### DATA LINES
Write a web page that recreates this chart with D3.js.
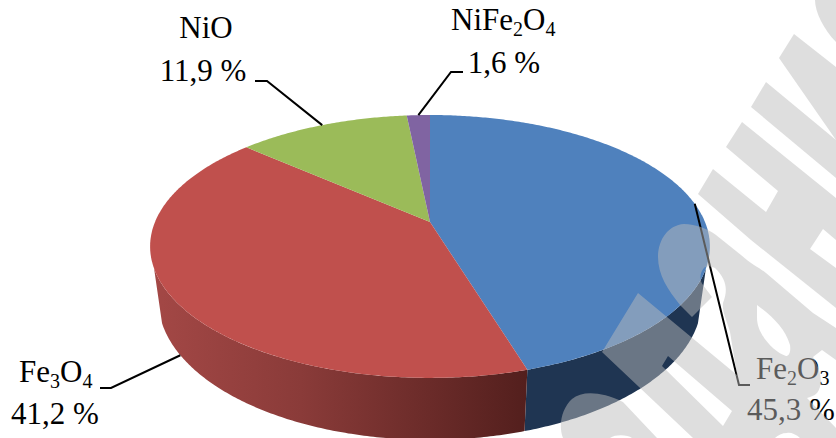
<!DOCTYPE html>
<html>
<head>
<meta charset="utf-8">
<script src="https://cdn.jsdelivr.net/npm/d3@7/dist/d3.min.js"></script>
<style>
  html, body { margin: 0; padding: 0; background: #fff; }
  svg { display: block; }
  text { font-family: "Liberation Serif", serif; font-size: 31px; fill: #000; }
</style>
</head>
<body>
<script>
// Phase composition of the oxide, per cent
const phases = ["Fe2O3", "Fe3O4", "NiO", "NiFe2O4"];
const shares = [45.3, 41.2, 11.9, 1.6];
const faceColors = ["#4f81bd", "#c0504d", "#9bbb59", "#8064a2"];

// Label placement: elbow of the leader, end of the leader, and text anchors
const leaderElbow = [[739, 385], [111, 388], [267, 81], [451, 72]];
const leaderEnd = [[750, 385], [100, 388], [255, 81], [463, 72]];
const nameAt = [[756, 385], [19, 388], [206, 44], [451, 36]];
const nameAnchor = ["start", "start", "middle", "start"];
const valueAt = [[791, 420], [55, 424], [203, 81], [504, 73]];

const width = 836, height = 438;
const svg = d3.select("body").append("svg").attr("width", width).attr("height", height);

// Perspective projection of a disc: the same rule for the upper and lower rim
const tilt = -0.186;
const upperRim = { cx: 430, cy: 222, a: 275, b: 126.9 };
const lowerRim = { cx: 430, cy: 274, a: 267, b: 135 };
function project(rim, angle) {
  const u = Math.sin(angle), v = -Math.cos(angle), d = 1 + tilt * v;
  return [rim.cx + rim.a * u / d, rim.cy + rim.b * v / d];
}
function arcPoints(rim, a0, a1) {
  const n = Math.max(2, Math.ceil(Math.abs(a1 - a0) / 0.01));
  return d3.range(n + 1).map(i => project(rim, a0 + (a1 - a0) * i / n));
}

const pie = d3.pie().sort(null).startAngle(0).endAngle(2 * Math.PI);
const slices = pie(shares);
const outline = d3.line().curve(d3.curveLinearClosed);

// Rim sections facing the viewer
const frontStart = 110 * Math.PI / 180, frontEnd = 250 * Math.PI / 180;

const defs = svg.append("defs");
const sideStops = [
  [["#1f3552", 0], ["#1f3552", 1]],
  [["#a44846", 0], ["#8a3b39", 0.4], ["#531f1d", 1]]
];
const sideSpan = [[527, 710], [150, 527]];
sideStops.forEach((stops, i) => {
  const g = defs.append("linearGradient").attr("id", "side" + i)
    .attr("gradientUnits", "userSpaceOnUse")
    .attr("x1", sideSpan[i][0]).attr("x2", sideSpan[i][1]).attr("y1", 0).attr("y2", 0);
  stops.forEach(s => g.append("stop").attr("offset", s[1]).attr("stop-color", s[0]));
});

// Cylinder wall
svg.append("g").selectAll("path")
  .data(slices.map((d, i) => ({ d, i }))
    .filter(o => o.d.startAngle < frontEnd && o.d.endAngle > frontStart))
  .join("path")
  .attr("d", o => {
    const a0 = Math.max(o.d.startAngle, frontStart), a1 = Math.min(o.d.endAngle, frontEnd);
    return outline(arcPoints(upperRim, a0, a1).concat(arcPoints(lowerRim, a1, a0)));
  })
  .attr("fill", o => `url(#side${o.i})`);

// Top face
svg.append("g").selectAll("path")
  .data(slices)
  .join("path")
  .attr("d", d => outline([[upperRim.cx, upperRim.cy]].concat(arcPoints(upperRim, d.startAngle, d.endAngle))))
  .attr("fill", (d, i) => faceColors[i]);

// Leaders: the lower rim carries the one whose slice is read from the wall
const midAngle = d => (d.startAngle + d.endAngle) / 2;
const anchorRim = [upperRim, lowerRim, upperRim, upperRim];
svg.append("g").selectAll("path")
  .data(slices)
  .join("path")
  .attr("d", (d, i) => d3.line()([project(anchorRim[i], midAngle(d)), leaderElbow[i], leaderEnd[i]]))
  .attr("fill", "none").attr("stroke", "#000").attr("stroke-width", 2);

// Labels: digits in a formula are set as subscripts
const comma = v => v.toFixed(1).replace(".", ",") + " %";
const labels = svg.append("g").selectAll("g").data(phases).join("g");
const names = labels.append("text")
  .attr("x", (d, i) => nameAt[i][0]).attr("y", (d, i) => nameAt[i][1])
  .attr("text-anchor", (d, i) => nameAnchor[i]);
names.each(function (name) {
  const t = d3.select(this);
  name.match(/\d|\D+/g).forEach(part => {
    const sub = /\d/.test(part);
    t.append("tspan").text(part)
      .attr("dy", sub ? 6 : (this.childNodes.length ? -6 : 0))
      .style("font-size", sub ? "20px" : "31px");
  });
});
labels.append("text")
  .attr("x", (d, i) => valueAt[i][0]).attr("y", (d, i) => valueAt[i][1])
  .attr("text-anchor", "middle")
  .text((d, i) => comma(shares[i]));

// Diagonal stamp laid across the page
const stampPaths = [
  "M815,0 C815,12 824,30 836,42 L836,0Z",
  "M794,34 L836,67 L836,140 L779,58Z",
  "M766,82 L836,140 L836,178 L751,107Z",
  "M742,122 L836,198 L836,240 L823,229 L810,249 L836,268 L836,308 L751,240 L698,194 L713,169 L766,212 L778,191 L726,147Z",
  "M684,224 C696,224 708,229 716,235 L741,255 C752,265 760,268 766,273 L813,313 L836,328 L836,360 L822,350 L813,357 " +
    "C822,372 823,385 817,393 C814,396 810,397 807,398 L836,428 L836,438 L800,438 C796,434 790,432 787,433 " +
    "C782,433 778,435 775,438 L693,438 L602,352 L638,293 L737,375 L730,332 C726,318 722,312 723,303 " +
    "C728,290 727,280 715,268 C710,266 706,266 704,268 C700,272 699,280 703,285 L712,297 L692,317 L680,305 " +
    "C668,290 658,275 658,257 C658,240 668,225 684,224Z",
  "M757,305 C772,316 785,328 790,345 C791,352 789,356 786,356 C775,353 757,335 757,318Z",
  "M668,356 L732,411 L723,426 L662,366Z",
  "M563,438 C558,425 562,408 572,399 C582,391 600,391 623,402 L657,438 L632,438 C628,435 616,434 610,438Z"
];
svg.append("path")
  .attr("d", stampPaths.join(""))
  .attr("fill", "#bbb").attr("fill-opacity", 0.487).attr("fill-rule", "evenodd");
</script>
</body>
</html>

### GOAL
Every line above should be returned exactly; the pictures stay out.

### TASK RESPONSE
Write a web page that recreates this chart with D3.js.
<!DOCTYPE html>
<html>
<head>
<meta charset="utf-8">
<script src="https://cdn.jsdelivr.net/npm/d3@7/dist/d3.min.js"></script>
<style>
  html, body { margin: 0; padding: 0; background: #fff; }
  svg { display: block; }
  text { font-family: "Liberation Serif", serif; font-size: 31px; fill: #000; }
</style>
</head>
<body>
<script>
// Phase composition of the oxide, per cent
const phases = ["Fe2O3", "Fe3O4", "NiO", "NiFe2O4"];
const shares = [45.3, 41.2, 11.9, 1.6];
const faceColors = ["#4f81bd", "#c0504d", "#9bbb59", "#8064a2"];

// Label placement: elbow of the leader, end of the leader, and text anchors
const leaderElbow = [[739, 385], [111, 388], [267, 81], [451, 72]];
const leaderEnd = [[750, 385], [100, 388], [255, 81], [463, 72]];
const nameAt = [[756, 385], [19, 388], [206, 44], [451, 36]];
const nameAnchor = ["start", "start", "middle", "start"];
const valueAt = [[791, 420], [55, 424], [203, 81], [504, 73]];

const width = 836, height = 438;
const svg = d3.select("body").append("svg").attr("width", width).attr("height", height);

// Perspective projection of a disc: the same rule for the upper and lower rim
const tilt = -0.186;
const upperRim = { cx: 430, cy: 222, a: 275, b: 126.9 };
const lowerRim = { cx: 430, cy: 274, a: 267, b: 135 };
function project(rim, angle) {
  const u = Math.sin(angle), v = -Math.cos(angle), d = 1 + tilt * v;
  return [rim.cx + rim.a * u / d, rim.cy + rim.b * v / d];
}
function arcPoints(rim, a0, a1) {
  const n = Math.max(2, Math.ceil(Math.abs(a1 - a0) / 0.01));
  return d3.range(n + 1).map(i => project(rim, a0 + (a1 - a0) * i / n));
}

const pie = d3.pie().sort(null).startAngle(0).endAngle(2 * Math.PI);
const slices = pie(shares);
const outline = d3.line().curve(d3.curveLinearClosed);

// Rim sections facing the viewer
const frontStart = 110 * Math.PI / 180, frontEnd = 250 * Math.PI / 180;

const defs = svg.append("defs");
const sideStops = [
  [["#1f3552", 0], ["#1f3552", 1]],
  [["#a44846", 0], ["#8a3b39", 0.4], ["#531f1d", 1]]
];
const sideSpan = [[527, 710], [150, 527]];
sideStops.forEach((stops, i) => {
  const g = defs.append("linearGradient").attr("id", "side" + i)
    .attr("gradientUnits", "userSpaceOnUse")
    .attr("x1", sideSpan[i][0]).attr("x2", sideSpan[i][1]).attr("y1", 0).attr("y2", 0);
  stops.forEach(s => g.append("stop").attr("offset", s[1]).attr("stop-color", s[0]));
});

// Cylinder wall
svg.append("g").selectAll("path")
  .data(slices.map((d, i) => ({ d, i }))
    .filter(o => o.d.startAngle < frontEnd && o.d.endAngle > frontStart))
  .join("path")
  .attr("d", o => {
    const a0 = Math.max(o.d.startAngle, frontStart), a1 = Math.min(o.d.endAngle, frontEnd);
    return outline(arcPoints(upperRim, a0, a1).concat(arcPoints(lowerRim, a1, a0)));
  })
  .attr("fill", o => `url(#side${o.i})`);

// Top face
svg.append("g").selectAll("path")
  .data(slices)
  .join("path")
  .attr("d", d => outline([[upperRim.cx, upperRim.cy]].concat(arcPoints(upperRim, d.startAngle, d.endAngle))))
  .attr("fill", (d, i) => faceColors[i]);

// Leaders: the lower rim carries the one whose slice is read from the wall
const midAngle = d => (d.startAngle + d.endAngle) / 2;
const anchorRim = [upperRim, lowerRim, upperRim, upperRim];
svg.append("g").selectAll("path")
  .data(slices)
  .join("path")
  .attr("d", (d, i) => d3.line()([project(anchorRim[i], midAngle(d)), leaderElbow[i], leaderEnd[i]]))
  .attr("fill", "none").attr("stroke", "#000").attr("stroke-width", 2);

// Labels: digits in a formula are set as subscripts
const comma = v => v.toFixed(1).replace(".", ",") + " %";
const labels = svg.append("g").selectAll("g").data(phases).join("g");
const names = labels.append("text")
  .attr("x", (d, i) => nameAt[i][0]).attr("y", (d, i) => nameAt[i][1])
  .attr("text-anchor", (d, i) => nameAnchor[i]);
names.each(function (name) {
  const t = d3.select(this);
  name.match(/\d|\D+/g).forEach(part => {
    const sub = /\d/.test(part);
    t.append("tspan").text(part)
      .attr("dy", sub ? 6 : (this.childNodes.length ? -6 : 0))
      .style("font-size", sub ? "20px" : "31px");
  });
});
labels.append("text")
  .attr("x", (d, i) => valueAt[i][0]).attr("y", (d, i) => valueAt[i][1])
  .attr("text-anchor", "middle")
  .text((d, i) => comma(shares[i]));

// Diagonal stamp laid across the page
const stampPaths = [
  "M815,0 C815,12 824,30 836,42 L836,0Z",
  "M794,34 L836,67 L836,140 L779,58Z",
  "M766,82 L836,140 L836,178 L751,107Z",
  "M742,122 L836,198 L836,240 L823,229 L810,249 L836,268 L836,308 L751,240 L698,194 L713,169 L766,212 L778,191 L726,147Z",
  "M684,224 C696,224 708,229 716,235 L741,255 C752,265 760,268 766,273 L813,313 L836,328 L836,360 L822,350 L813,357 " +
    "C822,372 823,385 817,393 C814,396 810,397 807,398 L836,428 L836,438 L800,438 C796,434 790,432 787,433 " +
    "C782,433 778,435 775,438 L693,438 L602,352 L638,293 L737,375 L730,332 C726,318 722,312 723,303 " +
    "C728,290 727,280 715,268 C710,266 706,266 704,268 C700,272 699,280 703,285 L712,297 L692,317 L680,305 " +
    "C668,290 658,275 658,257 C658,240 668,225 684,224Z",
  "M757,305 C772,316 785,328 790,345 C791,352 789,356 786,356 C775,353 757,335 757,318Z",
  "M668,356 L732,411 L723,426 L662,366Z",
  "M563,438 C558,425 562,408 572,399 C582,391 600,391 623,402 L657,438 L632,438 C628,435 616,434 610,438Z"
];
svg.append("path")
  .attr("d", stampPaths.join(""))
  .attr("fill", "#bbb").attr("fill-opacity", 0.487).attr("fill-rule", "evenodd");
</script>
</body>
</html>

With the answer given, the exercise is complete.